According to an online survey in June 2017 of 436 PDA members employed by Boots, 31 said they had closed their branch by “signing out entirely as the responsible pharmacist”.
Thirty respondents divulged the reasons for deciding to close the pharmacy – the most common of which was “inadequate staffing levels or staff competence” (47%), followed by “excessive workload” (30%).
Half of all respondents reported they had “contemplated” closing their pharmacy, but had not actually done so, according to the survey results, seen by C+D.
The PDA passed these findings to C+D in the wake of a BBC Inside Out programme – which aired on Monday (January 8) – investigating pharmacists’ concerns over “workload pressure and patient safety” at Boots.
In the programme, the BBC revealed that the General Pharmaceutical Council (GPhC) conducted an investigation into staffing levels at the multiple in 2016, following concerns raised by a former professional standards manager at Boots, who alleged that its “staffing model…could put patient safety at risk”.
Reasons given for closing
Of the 207 pharmacists surveyed who said they had considered closing their pharmacy, 77% told the PDA they stayed open at least partly because the “decision would not be supported”.
The second most common reason – mentioned by 70% of respondents – was “fear of consequences”, followed by “management pressure” (59%).
Mark Pitt, assistant general secretary of the PDA, claimed its Boots members were deterred from closing their pharmacy over inadequate staffing levels and therefore patient safety concerns. Instead, they “struggle on” because they are “fearful of what would happen to them”.
“That fits in with the culture of fear that we and the BBC has said exists at [Boots],” Mr Pitt claimed.
“In a truly supportive environment, they would think their employer would [support them] as they are doing the right thing for patients,” Mr Pitt stressed. “Feedback we get from members is: keep [the pharmacy] open at all costs.”
In response to the PDA's survey results, Boots said it has a “clear standard operating procedure for closing a pharmacy”, which is “available to all pharmacists to follow without fear of reprisal”.

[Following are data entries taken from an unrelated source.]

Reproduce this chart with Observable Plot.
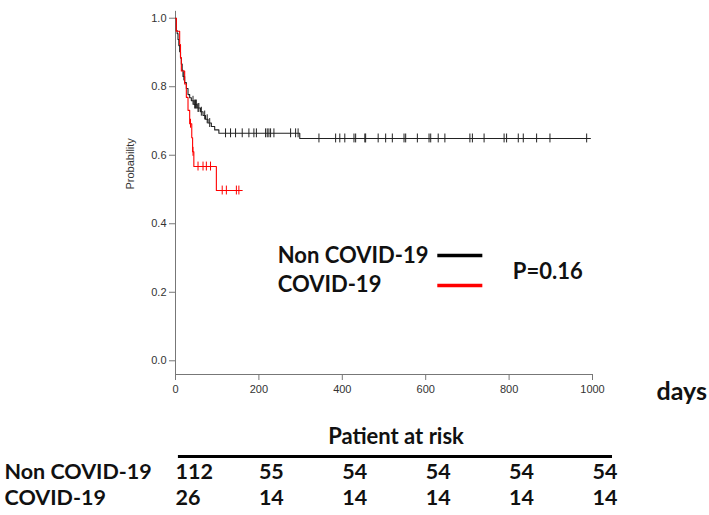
<!DOCTYPE html>
<html><head><meta charset="utf-8">
<script src="https://cdn.jsdelivr.net/npm/d3@7"></script>
<script src="https://cdn.jsdelivr.net/npm/@observablehq/plot@0.6"></script>
<style>body{margin:0;background:#fff}</style>
</head><body><div id="chart"></div>
<script>
// Kaplan–Meier step data (days, survival probability)
const nonCovidDays = [0, 2, 4, 6, 8, 10, 12, 14, 16, 18, 22, 26, 30, 34, 38, 44, 52, 60, 66, 72, 78, 86, 94, 104, 298, 995];
const nonCovidSurv = [1.0, 0.964, 0.955, 0.938, 0.920, 0.902, 0.884, 0.866, 0.848, 0.830, 0.812, 0.795, 0.777, 0.768, 0.759, 0.748, 0.738, 0.727, 0.716, 0.705, 0.694, 0.684, 0.674, 0.664, 0.649, 0.649];
const nonCovidCensor = [20, 42, 46, 48, 50, 54, 56, 62, 70, 76, 82, 120, 132, 144, 160, 176, 188, 194, 216, 220, 224, 228, 236, 276, 288, 294, 344, 384, 394, 406, 428, 432, 454, 456, 486, 504, 520, 548, 552, 580, 608, 612, 630, 646, 706, 712, 740, 788, 794, 822, 834, 866, 898, 986];

const covidDays = [0, 2, 10, 12, 14, 22, 26, 30, 34, 39, 41, 44, 98, 160];
const covidSurv = [1.0, 0.962, 0.923, 0.885, 0.846, 0.808, 0.769, 0.731, 0.692, 0.651, 0.610, 0.567, 0.497, 0.497];
const covidCensor = [36, 42, 54, 66, 74, 84, 112, 122, 146, 152];

const groupNames = ["Non COVID-19", "COVID-19"];
const groupColors = ["#222222", "#ff0000"];
const legendColors = ["#000000", "#ff0000"];

const xTicks = [0, 200, 400, 600, 800, 1000];
const yTicks = [0, 0.2, 0.4, 0.6, 0.8, 1.0];

const riskTimes = [0, 200, 400, 600, 800, 1000];
const nonCovidRisk = [112, 55, 54, 54, 54, 54];
const covidRisk = [26, 14, 14, 14, 14, 14];
const pValueText = "P=0.16";

// build tables
function steps(days, surv) { return days.map((d, i) => ({day: d, s: surv[i]})); }
function survAt(days, surv, t) { let v = surv[0]; for (let i = 0; i < days.length; i++) if (days[i] <= t) v = surv[i]; return v; }
const series = [
  {name: groupNames[0], color: groupColors[0], legend: legendColors[0], line: steps(nonCovidDays, nonCovidSurv),
   censor: nonCovidCensor.map(t => ({day: t, s: survAt(nonCovidDays, nonCovidSurv, t)})), risk: nonCovidRisk},
  {name: groupNames[1], color: groupColors[1], legend: legendColors[1], line: steps(covidDays, covidSurv),
   censor: covidCensor.map(t => ({day: t, s: survAt(covidDays, covidSurv, t)})), risk: covidRisk}
];

const boldFont = "Lato, 'Open Sans', sans-serif";
const axisFont = "'Liberation Sans', Arial, sans-serif";
const tickHalf = 0.013;
const bold = {fontWeight: "bold", fontFamily: boldFont, fill: "#111", lineAnchor: "middle"};

const marks = [];
// axis lines (R style "L" box)
marks.push(Plot.ruleY([-0.04], {x1: 0, x2: 1000, stroke: "#777"}));
marks.push(Plot.ruleX([0], {y1: -0.04, y2: 1.02, stroke: "#777"}));
marks.push(Plot.axisX({ticks: xTicks, tickSize: 6, tickPadding: 5, fontSize: 11, fontFamily: axisFont, stroke: "#777", fill: "#333", label: null, tickFormat: d3.format("d")}));
marks.push(Plot.axisY({ticks: yTicks, tickSize: 6, tickPadding: 3, fontSize: 11, fontFamily: axisFont, stroke: "#777", fill: "#333", label: null, tickFormat: d3.format(".1f")}));
marks.push(Plot.text(["Probability"], {text: d => d, frameAnchor: "left", dx: -45, rotate: -90, fontSize: 11, fontFamily: axisFont, fill: "#333"}));

// curves and censor marks
for (const sr of series) {
  marks.push(Plot.line(sr.line, {x: "day", y: "s", curve: "step-after", stroke: sr.color, strokeWidth: 1.1}));
  marks.push(Plot.ruleX(sr.censor, {x: "day", y1: d => d.s - tickHalf, y2: d => d.s + tickHalf, stroke: sr.color, strokeWidth: 1}));
}

// legend
const legendY = [0.307, 0.220];
series.forEach((sr, i) => {
  marks.push(Plot.text([sr.name], {text: d => d, x: 245, y: legendY[i], textAnchor: "start", fontSize: 22, ...bold}));
  marks.push(Plot.ruleY([legendY[i]], {x1: 629, x2: 737, stroke: sr.legend, strokeWidth: 3.5}));
});
marks.push(Plot.text([pValueText], {text: d => d, x: 809, y: 0.258, textAnchor: "start", fontSize: 22, ...bold}));

// days label
marks.push(Plot.text(["days"], {text: d => d, frameAnchor: "bottom-right", dx: 64, dy: 17, textAnchor: "start", fontSize: 25, ...bold}));

// risk table
marks.push(Plot.text(["Patient at risk"], {text: d => d, frameAnchor: "bottom", dx: 12, dy: 62, fontSize: 22, ...bold}));
marks.push(Plot.ruleY([-0.04], {x1: 7, x2: 1048, dy: 82, stroke: "#000", strokeWidth: 3}));
const rowDy = [98, 124];
series.forEach((sr, i) => {
  const rows = riskTimes.map((t, j) => ({t, n: sr.risk[j]}));
  marks.push(Plot.text(rows, {x: "t", text: d => String(d.n), frameAnchor: "bottom", dy: rowDy[i], textAnchor: "start", fontSize: 21.5, ...bold}));
  marks.push(Plot.text([sr.name], {text: d => d, frameAnchor: "bottom-left", dx: -171, dy: rowDy[i], textAnchor: "start", fontSize: 21.5, ...bold}));
});

const chart = Plot.plot({
  width: 709, height: 515,
  marginLeft: 175, marginRight: 117, marginTop: 4, marginBottom: 141,
  x: {domain: [0, 1000]},
  y: {domain: [-0.04, 1.04]},
  style: {background: "white", overflow: "visible"},
  marks
});
document.getElementById("chart").appendChild(chart);
</script></body></html>
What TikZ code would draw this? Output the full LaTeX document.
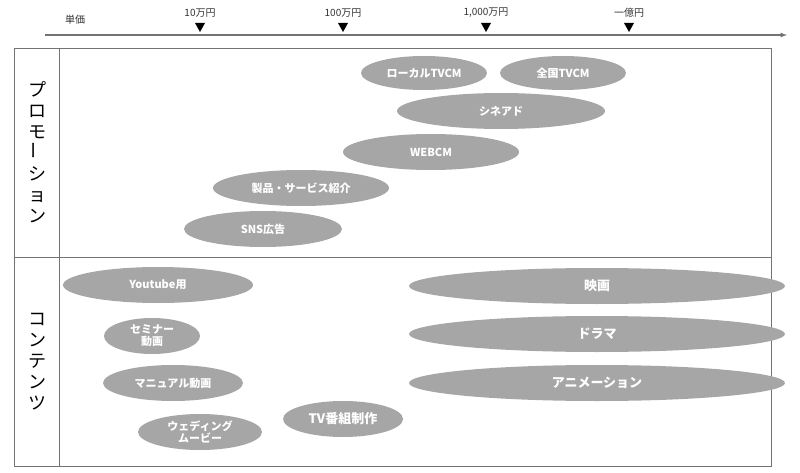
\documentclass[tikz,border=0pt]{standalone}
\usepackage{fontspec}
\setmainfont{Noto Sans CJK JP}
\begin{document}
\begin{tikzpicture}[x=1pt,y=-1pt,
  ell/.style={ellipse,fill=black!35,text=white,font=\bfseries\fontsize{11}{12}\selectfont,inner sep=0pt,align=center},
  tri/.style={fill=black,draw=none},
  lbl/.style={font=\fontsize{10}{12}\selectfont,text=black!80}]
\useasboundingbox (0,0) rectangle (800,473);
\usetikzlibrary{shapes.geometric}
\draw[black!55,line width=1.2pt,-latex] (45,35) -- (787,35);
\node[lbl] (tanka) at (75,20) {単価};
\foreach \x/\t/\n in {200/10万円/a,343/100万円/b,486/{1,000万円}/c,629/一億円/d}{
  \node[lbl] (l\n) at (\x,13) {\t};
  \fill (\x-5,23) -- (\x+5,23) -- (\x,32) -- cycle;
}
\draw[black!55,line width=0.8pt] (14,48) rectangle (771,466);
\draw[black!55,line width=0.8pt] (14,257) -- (771,257);
\draw[black!55,line width=0.8pt] (59,48) -- (59,466);
\node[font=\fontsize{18}{21}\selectfont,align=center] (promo) at (37,152) {プ\\ロ\\モ\\\rotatebox{90}{ー}\\シ\\ョ\\ン};
\node[font=\fontsize{18}{21}\selectfont,align=center] (cont) at (37,362) {コ\\ン\\テ\\ン\\ツ};
\node[ell,minimum width=126,minimum height=34] (e1) at (424,73) {ローカルTVCM};
\node[ell,minimum width=126,minimum height=34] (e2) at (563,73) {全国TVCM};
\node[ell,minimum width=208,minimum height=36] (e3) at (501,111) {シネアド};
\node[ell,minimum width=176,minimum height=36] (e4) at (431,152) {WEBCM};
\node[ell,minimum width=176,minimum height=36] (e5) at (301,188) {製品・サービス紹介};
\node[ell,minimum width=158,minimum height=36] (e6) at (263,229) {SNS広告};
\node[ell,minimum width=190,minimum height=36] (e7) at (158,285) {Youtube用};
\node[ell,minimum width=96,minimum height=36] (e8) at (152,336) {セミナー\\動画};
\node[ell,minimum width=140,minimum height=36] (e9) at (173,383) {マニュアル動画};
\node[ell,minimum width=124,minimum height=36] (e10) at (200,432) {ウェディング\\ムービー};
\node[ell,minimum width=120,minimum height=36,font=\bfseries\fontsize{13}{14}\selectfont] (e11) at (343,419) {TV番組制作};
\node[ell,minimum width=376,minimum height=36,font=\bfseries\fontsize{13}{14}\selectfont] (e12) at (597,286) {映画};
\node[ell,minimum width=376,minimum height=36,font=\bfseries\fontsize{13}{14}\selectfont] (e13) at (597,334) {ドラマ};
\node[ell,minimum width=376,minimum height=36,font=\bfseries\fontsize{13}{14}\selectfont] (e14) at (597,383) {アニメーション};
\end{tikzpicture}
\end{document}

“It is not clear from the survey what respondents were concerned about – for instance, it could have been breaching obligations under the NHS pharmaceutical services contract, turning away patients or not putting patients first as part of the GPhC standards,” Boots said.
The multiple added that although the survey sample is “very small” and “not representative” of its 6,500 pharmacists, it values its pharmacists’ opinions and feedback.
“We have asked the PDA for more details on the survey. We have yet to receive them,” Boots said.
The PDA surveyed 436 of their Boots members in June 2017, 399 of whom categorised themselves as “Boots employee pharmacists”.